Failing to plan is planning to fail. Before attending a holiday party, think about how you want to feel at the end of the night. Remember how you felt last year; maybe how uncomfortable it feels to overindulge and how you don’t want to feel that way this year. Mindset is key here. Is the holiday season five weeks, or is it a handful of days? If we think about the “holidays” being only a handful of days, it can help you to manage the impact the holidays may have on your health goals.

Strategies for success:

  • Eat moderately throughout the day but don’t skip meals. Skipping breakfast or lunch before a holiday meal can cause your appetite to spiral out of control, making it more likely to overeat when confronted with high-calorie holiday food.
  • Pace yourself. Chew food thoroughly, eat slowly, and put some focus on savoring what you are eating and drinking. Check in with your hunger.
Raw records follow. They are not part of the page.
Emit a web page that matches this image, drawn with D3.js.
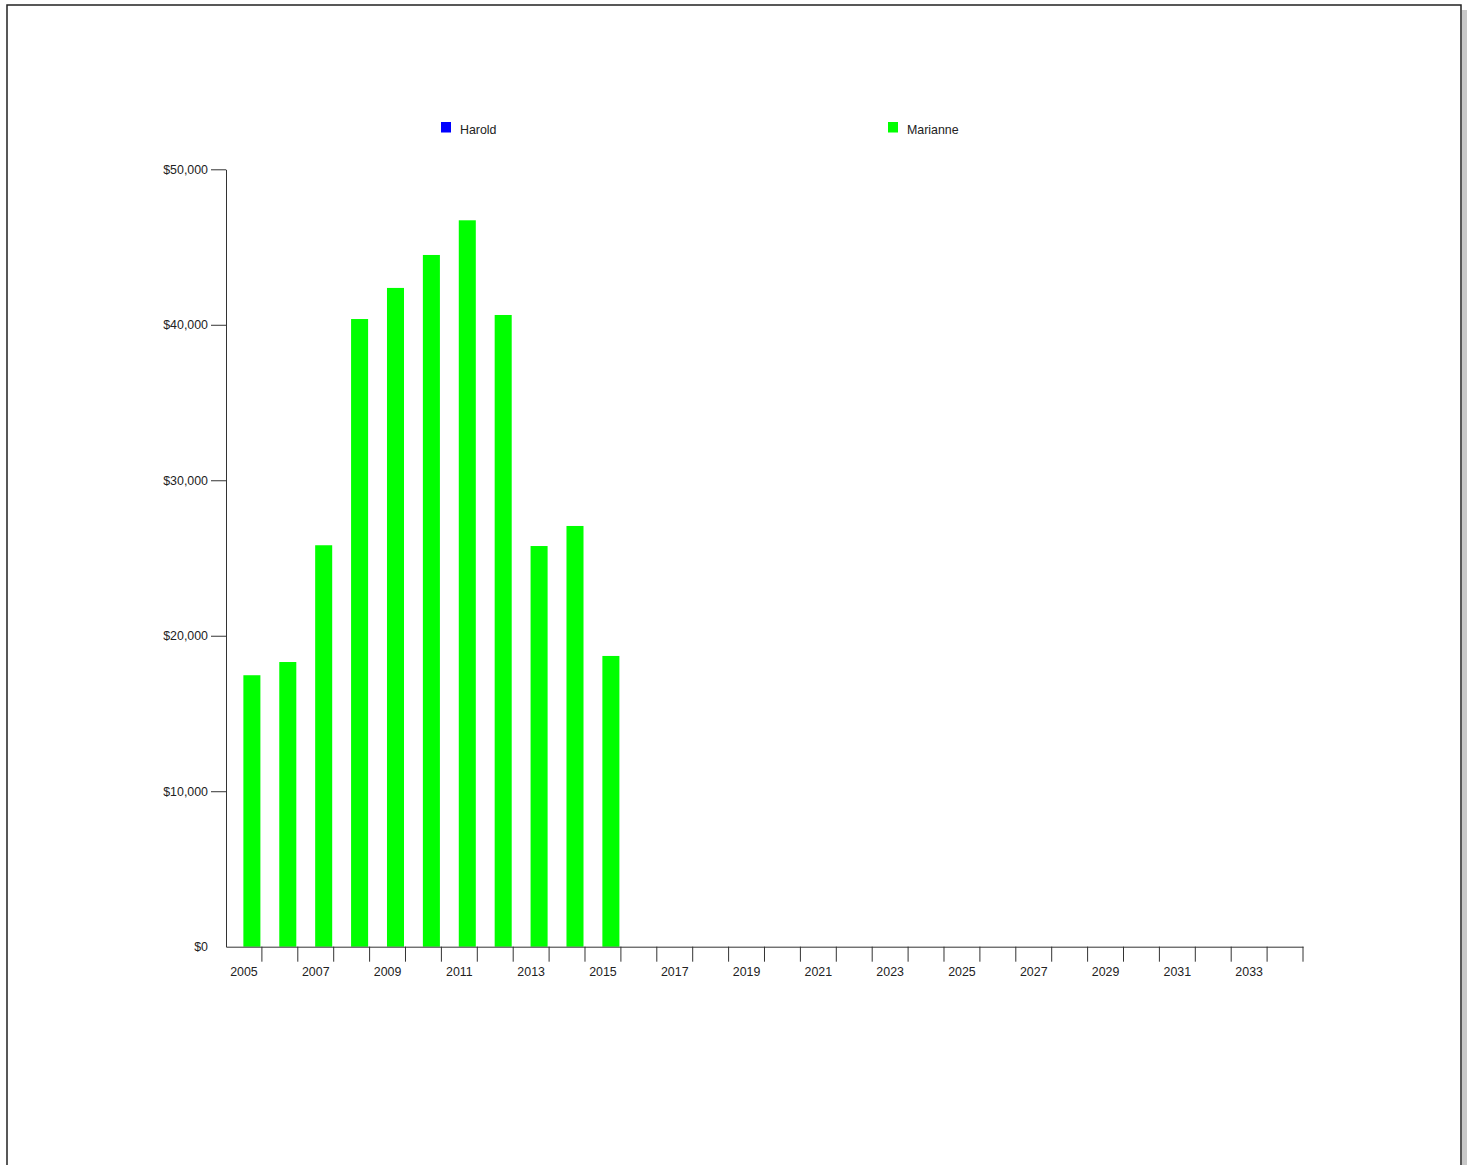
<!DOCTYPE html>
<html>
<head>
<meta charset="utf-8">
<script src="https://cdn.jsdelivr.net/npm/d3@7"></script>
<style>
  html, body { margin: 0; padding: 0; background: #fff; }
  svg { display: block; }
  text { font-family: "Liberation Sans", Arial, Helvetica, sans-serif; fill: #222; }
</style>
</head>
<body>
<svg id="chart" width="1468" height="1165"></svg>
<script>
// ---- data ----
const years = d3.range(2005, 2035).map(String);
const seriesNames = ["Harold", "Marianne"];
const seriesColors = ["#0000ff", "#00ff00"];
const haroldValues = [0, 0, 0, 0, 0, 0, 0, 0, 0, 0, 0];
const marianneValues = [17460, 18310, 25820, 40370, 42370, 44490, 46720, 40630, 25770, 27060, 18700];
const yTicks = [0, 10000, 20000, 30000, 40000, 50000];

// ---- layout ----
const svg = d3.select("#chart");
const plotLeft = 226, plotRight = 1303, plotTop = 169.3, plotBottom = 946.7;

// frame with shadow
svg.append("rect").attr("x", 1462).attr("y", 10).attr("width", 5).attr("height", 1200).attr("fill", "#c8c8c8");
svg.append("rect").attr("x", 7).attr("y", 5).attr("width", 1454).attr("height", 1200)
  .attr("fill", "#fff").attr("stroke", "#222").attr("stroke-width", 1.5);

const x = d3.scaleBand().domain(years).range([plotLeft, plotRight]).padding(0);
const xSub = d3.scaleBand().domain(seriesNames).range([0, x.bandwidth() - 1.5]).paddingInner(0.02).paddingOuter(0);
const y = d3.scaleLinear().domain([0, 50000]).range([plotBottom, plotTop]);
const color = d3.scaleOrdinal().domain(seriesNames).range(seriesColors);

// bars
const seriesData = [haroldValues, marianneValues];
seriesNames.forEach((name, si) => {
  svg.append("g").selectAll("rect")
    .data(seriesData[si].map((v, i) => ({ year: years[i], value: v })))
    .join("rect")
    .attr("x", d => x(d.year) + xSub(name))
    .attr("y", d => y(d.value))
    .attr("width", xSub.bandwidth())
    .attr("height", d => plotBottom - y(d.value))
    .attr("fill", color(name));
});

// y axis
const fmt = d3.format("$,.0f");
const yAxis = svg.append("g").attr("transform", `translate(${plotLeft},0)`)
  .call(d3.axisLeft(y).tickValues(yTicks).tickFormat(fmt).tickSize(15).tickPadding(3).tickSizeOuter(0));
yAxis.selectAll(".tick").filter(d => d === 0).select("line").remove();
yAxis.selectAll("text").style("font-size", "12.4px").attr("fill", "#222");
yAxis.selectAll("line, path").attr("stroke", "#333");

// x axis
const xAxis = svg.append("g").attr("transform", `translate(0,${plotBottom})`)
  .call(d3.axisBottom(x).tickSize(15).tickPadding(6).tickSizeOuter(0)
    .tickFormat((d, i) => i % 2 === 0 ? d : ""));
xAxis.selectAll(".tick line").attr("x1", x.bandwidth() / 2).attr("x2", x.bandwidth() / 2);
xAxis.selectAll("text").style("font-size", "12.4px").attr("fill", "#222");
xAxis.selectAll("line, path").attr("stroke", "#333");

// legend
const legendX = d3.scalePoint().domain(seriesNames).range([441, 888]);
const legend = svg.append("g").selectAll("g").data(seriesNames).join("g")
  .attr("transform", d => `translate(${legendX(d)},122)`);
legend.append("rect").attr("width", 10).attr("height", 10.5).attr("fill", d => color(d));
legend.append("text").attr("x", 19).attr("y", 11.5).style("font-size", "12.4px").text(d => d);
</script>
</body>
</html>
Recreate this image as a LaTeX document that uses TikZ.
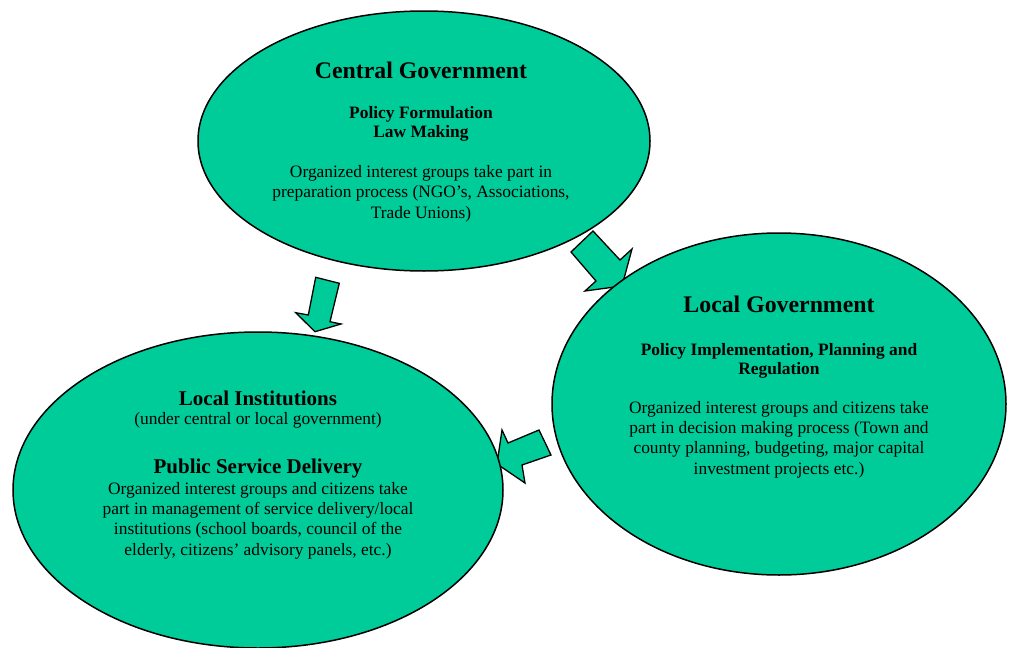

Ask yourself, “how does this food taste? What’s my fullness level?”.
  • Bring a healthy dish. This allows you to better control your food choices, plus you might impress your family and friends with a tasty dish that is surprisingly healthy.

Take Care of Yourself

It is easy to let the busyness of the season take over, and that is when your self-care routine could take a back seat. When stress goes up, sleep tends to go down, and then you may find this is when you reach for quick and convenient foods to keep you going. These foods often lack the essential nutrients you need to maintain your energy levels and to make you feel full and satisfied. They also may not support your immune system and your ability to cope with a busy and sometimes stressful time of year.

Strategies for success:

  • Plan time for physical activity. Make it part of your schedule. Thinking about the calorie-burning effect of exercise can be self-defeating (for example – two hours of walking for a slice of pecan pie?!). Instead, think about how you feel when you move. Energized, calmer, more resilient to stress.
  • If weight management is a concern, shift your focus from losing weight to avoiding holiday weight gain. Research shows that most people fail to lose holiday weight, which can add to total weight gain over the years. Not many people step on the scale in January and say, “it was totally worth it!”. Rather, we usually find ourselves wishing we had been just a little more mindful. Keep your mind on your goals, and stay focused even though it is the holidays.

Keeping these basic principles in mind will help you make healthy decisions, maintain control throughout the season, and feel inspired going into the New Year.

Cheers to a healthy, happy holiday season, and a capable and confident start to 2019!